**What the task requires**
Repeat, exactly and only, the lines from the beginning of the data through the line with "const yTicks = [-20, 0, 20, 40, 60, 80];". Pictures are left out.

**Collected data**

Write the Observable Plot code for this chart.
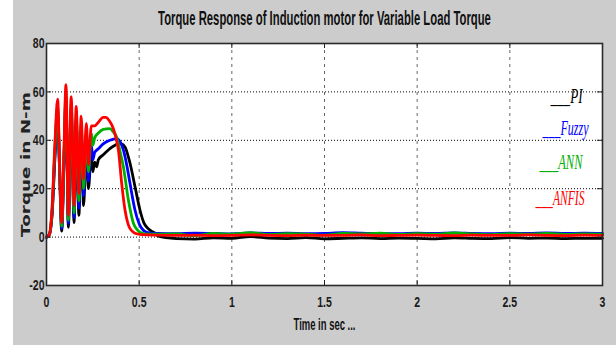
<!DOCTYPE html>
<html><head><meta charset="utf-8">
<script src="https://cdn.jsdelivr.net/npm/d3@7"></script>
<script src="https://cdn.jsdelivr.net/npm/@observablehq/plot@0.6"></script>
<style>
html,body{margin:0;padding:0;background:#fff;}
</style></head><body><div id="chart"></div>
<script>
const titleText = "Torque Response of Induction motor for Variable Load Torque";
const xLabel = "Time in sec ...";
const yLabel = "Torque in N-m";
const seriesNames = ["PI", "Fuzzy", "ANN", "ANFIS"];
const seriesColors = ["#000000", "#0000ff", "#00b000", "#ff0000"];
const xTicks = [0, 0.5, 1, 1.5, 2, 2.5, 3];
const yTicks = [-20, 0, 20, 40, 60, 80];

// steady-state sample times (s)
const tSteady = [0.7,0.8,0.9,1.0,1.1,1.2,1.3,1.4,1.5,1.6,1.7,1.8,1.9,2.0,2.1,2.2,2.3,2.4,2.5,2.6,2.7,2.8,2.9,3.0];

// PI (black)
const tPI = [0,0.015,0.03,0.045,0.06,0.071,0.082,0.094,0.105,0.118,0.133,0.149,0.16,0.175,0.187,0.2,0.215,0.226,0.242,0.25,0.26,0.27,0.28,0.306,0.342,0.37,0.388,0.405,0.424,0.451,0.478,0.505,0.525,0.542,0.565,0.587,0.6];
const vPI = [0,1,9,32,50,26,2.5,30,56,4,51,6,47,9,43,13,38,20,34,27,31,29,32,34,36.6,38,38.6,38.5,37.2,30.4,20.7,11,6,4,2.5,1.6,0.5];
const vPISteady = [-0.6,-0.8,-0.3,-0.5,0.2,-0.4,-0.6,-0.2,-0.7,-0.5,-0.3,-0.6,-0.4,-0.5,-0.7,-0.3,-0.5,-0.6,-0.2,-0.5,-0.4,-0.6,-0.5,-0.5];

// Fuzzy (blue)
const tFuzzy = [0,0.015,0.03,0.045,0.06,0.071,0.082,0.094,0.105,0.118,0.133,0.149,0.16,0.175,0.187,0.2,0.215,0.226,0.242,0.25,0.26,0.28,0.306,0.342,0.378,0.4,0.415,0.435,0.451,0.478,0.5,0.515,0.54,0.58,0.6];
const vFuzzy = [0,1,10,34,52,27,3.5,31,58,5.5,53,8,49,12,45,17,41,23,38,32,35,36.5,38.5,40,40.7,39,35.9,29,22,11,5.5,3.5,2,1.5,1.5];
const vFuzzySteady = [1.4,1.6,1.5,1.3,1.7,1.5,1.6,1.4,1.5,1.8,1.6,1.5,1.4,1.6,1.5,1.7,1.5,1.4,1.6,1.5,1.7,1.5,1.6,1.5];

// ANN (green)
const tANN = [0,0.015,0.03,0.045,0.06,0.071,0.082,0.094,0.105,0.118,0.133,0.149,0.16,0.175,0.187,0.2,0.215,0.226,0.242,0.25,0.26,0.28,0.306,0.342,0.36,0.378,0.395,0.415,0.442,0.47,0.49,0.505,0.54,0.6];
const vANN = [0,1,11,36,54,28,4.5,33,60,7,55,10,51,15,47,20,44,27,43,38,41,43,44.5,44.8,43.5,41.4,36,29,15.2,5.5,3,2,1.2,1.2];
const vANNSteady = [1.3,0.6,1.5,1.2,1.8,1.0,1.4,1.2,0.8,1.5,1.3,1.6,1.1,1.4,1.2,1.7,1.3,1.0,1.4,1.2,1.5,1.1,1.3,1.2];

// ANFIS (red)
const tANFIS = [0,0.015,0.03,0.045,0.06,0.071,0.082,0.094,0.105,0.118,0.133,0.149,0.16,0.175,0.187,0.2,0.215,0.226,0.242,0.26,0.28,0.306,0.32,0.34,0.36,0.375,0.388,0.406,0.424,0.44,0.451,0.47,0.487,0.52,0.6];
const vANFIS = [0,1,12,38,57,30,6,35,63,9,58,13,54,18,50,24,47,30,46,46,47.5,49.5,49.5,48,45,41,36,22,11,5.5,3.5,2,1.4,1,0.8];
const vANFISSteady = [0.7,0.8,0.6,0.7,0.9,0.7,0.6,0.8,0.7,0.7,0.9,0.6,0.7,0.8,0.7,0.6,0.8,0.7,0.7,0.9,0.7,0.6,0.8,0.7];

const seriesT = [tPI.concat(tSteady), tFuzzy.concat(tSteady), tANN.concat(tSteady), tANFIS.concat(tSteady)];
const seriesV = [vPI.concat(vPISteady), vFuzzy.concat(vFuzzySteady), vANN.concat(vANNSteady), vANFIS.concat(vANFISSteady)];

const rows = [];
seriesNames.forEach((name, i) => {
  seriesT[i].forEach((t, j) => rows.push({t, v: seriesV[i][j], series: name}));
});

const W = 616, H = 345, mT = 43, mB = 60, mL = 46, mR = 14;
const pw = W - mL - mR, ph = H - mT - mB;

// legend placement (style only)
const legendStyle = [
  {dx: -20, dy: 59, len: 32},
  {dx: -14, dy: 91, len: 46},
  {dx: -20, dy: 125, len: 43},
  {dx: -18, dy: 161, len: 49}
];

const marks = [
  Plot.frame({fill: "#fff"}),
  Plot.gridY(yTicks, {stroke: "#000", strokeOpacity: 1, strokeDasharray: "1,2"}),
  Plot.gridX(xTicks, {stroke: "#666", strokeOpacity: 1, strokeDasharray: "3,4"}),
  Plot.line(rows, {x: "t", y: "v", z: "series", stroke: "series", strokeWidth: 2.8, curve: "monotone-x"}),
  Plot.tickY(yTicks, {y: d => d, insetRight: pw - 5, stroke: "#222"}),
  Plot.tickY(yTicks, {y: d => d, insetLeft: pw - 5, stroke: "#222"}),
  Plot.tickX(xTicks, {x: d => d, insetTop: ph - 5, stroke: "#222"}),
  Plot.tickX(xTicks, {x: d => d, insetBottom: ph - 5, stroke: "#222"}),
  Plot.axisY({ticks: yTicks, anchor: "left", tickSize: 0, tickPadding: 2, fontSize: 15, fontWeight: "bold", label: null, tickFormat: d => String(d), fill: "#1a1a1a"}),
  Plot.axisX({ticks: xTicks, anchor: "bottom", tickSize: 0, tickPadding: 11, fontSize: 15, fontWeight: "bold", label: null, tickFormat: d => String(d), fill: "#1a1a1a"}),
  Plot.frame({stroke: "#2a2a2a", strokeWidth: 1.6}),
  Plot.text([titleText], {text: d => d, frameAnchor: "top", textAnchor: "middle", dy: -18.5, lineAnchor: "bottom", fontSize: 20, fontWeight: "bold", fill: "#111"}),
  Plot.text([xLabel], {text: d => d, frameAnchor: "bottom", textAnchor: "middle", dy: 44, lineAnchor: "bottom", fontSize: 17, fontWeight: "bold", fill: "#111"}),
  Plot.text([yLabel], {text: d => d, frameAnchor: "left", textAnchor: "middle", dx: -16.5, rotate: -90, lineAnchor: "bottom", fontSize: 13, fontWeight: "bold", fontFamily: "DejaVu Sans", fill: "#222"})
];
seriesNames.forEach((name, i) => {
  marks.push(Plot.text(["___" + name], {text: d => d, frameAnchor: "top-right", textAnchor: "end", lineAnchor: "bottom",
    dx: legendStyle[i].dx, dy: legendStyle[i].dy, fill: seriesColors[i], fontSize: 20, fontStyle: "italic", fontFamily: "Liberation Serif"}));
});

const chart = Plot.plot({
  width: W, height: H,
  marginTop: mT, marginBottom: mB, marginLeft: mL, marginRight: mR,
  style: {fontFamily: "Liberation Sans"},
  x: {domain: [0, 3]},
  y: {domain: [-20, 80]},
  color: {domain: seriesNames, range: seriesColors},
  marks
});
chart.style.background = "linear-gradient(to right, #fff 13px, #cccccc 13px)";
chart.style.display = "block";
document.getElementById("chart").appendChild(chart);

// condense texts horizontally (along their baseline) to match the narrow typeface of the original
const squeeze = (el, sx) => {
  const x = el.getAttribute("x") || 0, y = el.getAttribute("y") || 0;
  const tr = el.getAttribute("transform") || "";
  el.setAttribute("x", 0);
  el.setAttribute("y", 0);
  el.setAttribute("transform", `${tr} translate(${x},${y}) scale(${sx},1)`);
};
const fitWidth = (el, len) => squeeze(el, len / el.getComputedTextLength());
chart.querySelectorAll("text").forEach(el => {
  const s = el.textContent;
  if (s === titleText) fitWidth(el, 333);
  else if (s === xLabel) fitWidth(el, 62);
  else if (s === yLabel) fitWidth(el, 145);
  else if (s.startsWith("___")) {
    const i = seriesNames.indexOf(s.slice(3));
    fitWidth(el, legendStyle[i].len);
  }
});
chart.querySelectorAll('g[aria-label$="tick label"] text').forEach(el => {
  el.setAttribute("textLength", el.getComputedTextLength() * 0.7);
  el.setAttribute("lengthAdjust", "spacingAndGlyphs");
});
</script></body></html>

**Exercise answer**
Write the Observable Plot code for this chart.
<!DOCTYPE html>
<html><head><meta charset="utf-8">
<script src="https://cdn.jsdelivr.net/npm/d3@7"></script>
<script src="https://cdn.jsdelivr.net/npm/@observablehq/plot@0.6"></script>
<style>
html,body{margin:0;padding:0;background:#fff;}
</style></head><body><div id="chart"></div>
<script>
const titleText = "Torque Response of Induction motor for Variable Load Torque";
const xLabel = "Time in sec ...";
const yLabel = "Torque in N-m";
const seriesNames = ["PI", "Fuzzy", "ANN", "ANFIS"];
const seriesColors = ["#000000", "#0000ff", "#00b000", "#ff0000"];
const xTicks = [0, 0.5, 1, 1.5, 2, 2.5, 3];
const yTicks = [-20, 0, 20, 40, 60, 80];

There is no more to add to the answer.